4.1. Synthesis of Nanoparticles

Superparamagnetic maghemite nanoparticles (γ − Fe2O3) were synthesized through a controlled chemical co-precipitation method. An aqueous solution of iron (II) sulfate heptahydrate (FeSO4 ·7H2O) and iron (III) sulphate hydrate (Fe2(SO4)3 · H2O) was prepared at acidic conditions (purchased from Alfa Aesar). The co-precipitation method has been used as a two step process. In the first step, iron hydroxides were precipitated in an alkaline medium during the reaction between the aqueous solution of metal salts and an aqueous solution of ammonium hydroxide. The corresponding metal hydroxides were precipitated during the reaction between the alkaline precipitating reagent and the mixture of metal salts and, subsequently, oxidized in air to form γ − Fe2O3 in the second step of the process. The temperature for this process was set constant at 25 ºC for 1 h. After the reaction, nanoparticles were washed with diluted ammonia solution at pH 10 several times and 5 mg/mL of a solution of citric acid (purchased from Sigma-Aldrich) during stirring to prepare stable aqueous suspension. Particles were additionally coated with SiO2 cover and functionalized with different groups. In order to stabilize the aqueous suspension of the magnetic nanoparticles, the particles were coated with a silica layer prepared by hydrolysis and polycondensation of tetraethyl orthosilicate (TEOS, purchased from Alfa Aesar) using alkaline medium. TEOS was added to the mixture by dropwise addition for 1 h and, after that, rigorously stirred for 3 h at room temperature. Using silica cover helps to prevent agglomeration, as well as provides an easily modifiable surface for creating different charges or groups on the surface of the nanoparticles. As shown in recent publications the cover is also biocompatible regarding cell viability studies [49]. Additional amino [ NH3+] groups were added to their surface to create a positive charge using grafting with 3-(2-aminoethylamino) propylmethyldimethoxysilane (APMS, 97 %), purchased from Alfa Aesar. The similarly charged particles reduce the rate of aggregation, due to strong electrostatic repulsions, thereby ensuring increased stability. The nanoparticles were characterized for size and morphology using Transmission Electron Microscopy (TEM) model JEM 2100 at 200 kV from JEOL. The size of the synthesized γ −Fe2O3 nanoparticles was found to be 10±2 nm, observed by TEM analysis, as shown in Figure 7.

Figure 7.

Figure 7

TEM image of superparamagnetic maghemite nanoparticles (γ −Fe2O3), covered with 20 nm thick silica.

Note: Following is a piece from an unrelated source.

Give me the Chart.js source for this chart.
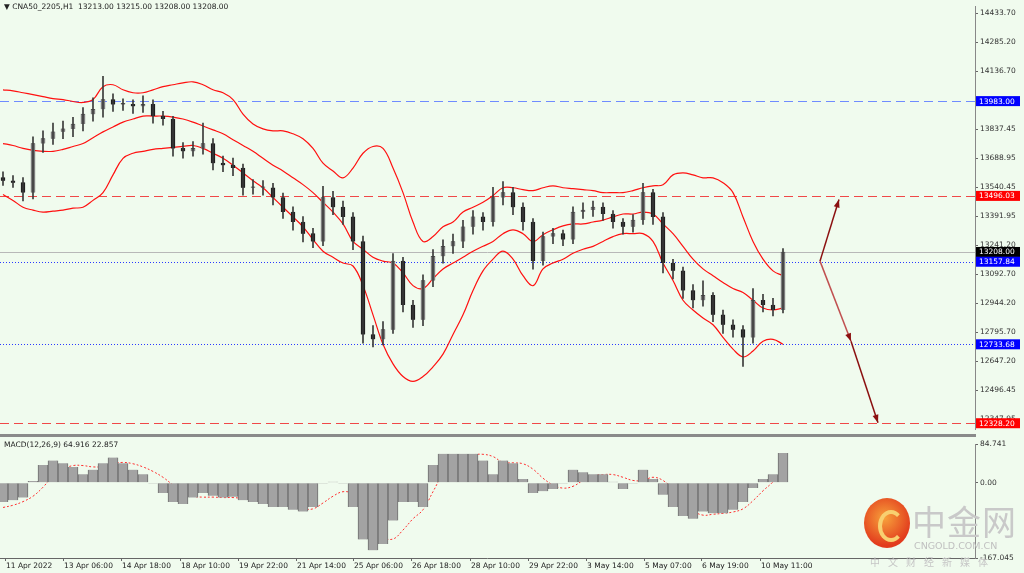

The negatively charged cobalt ferrite nanoparticles were synthesized by co-precipitating the stoichiometric mixtures of Fe(NO3)6 ·9H2O and Co(NO3)2 ·6H2O in aqueous solutions. The pH was maintained between 9.5–11 using 10 % NaOH solution, and the temperature was set between 70–95 ºC for 4–5 h under vigorous magnetic agitation. The resulting mixture was then centrifuged for fifteen minutes at 3,000 rpm. The supernatant was then decanted and centrifuged rapidly, until a thick black precipitate was obtained. The precipitate was then washed thoroughly with water and acetone for purification and dried overnight at 100 ºC in hot air oven. The dried samples were then dispersed in double distilled water. The cobalt ferrite NPs were coated with citric acid to impart a negative charge to their surface. The size of CoFe2O4 NPs was found to be in the range of 10–15 nm by TEM, and the zeta potential value was estimated to be ±34 mV using DLS.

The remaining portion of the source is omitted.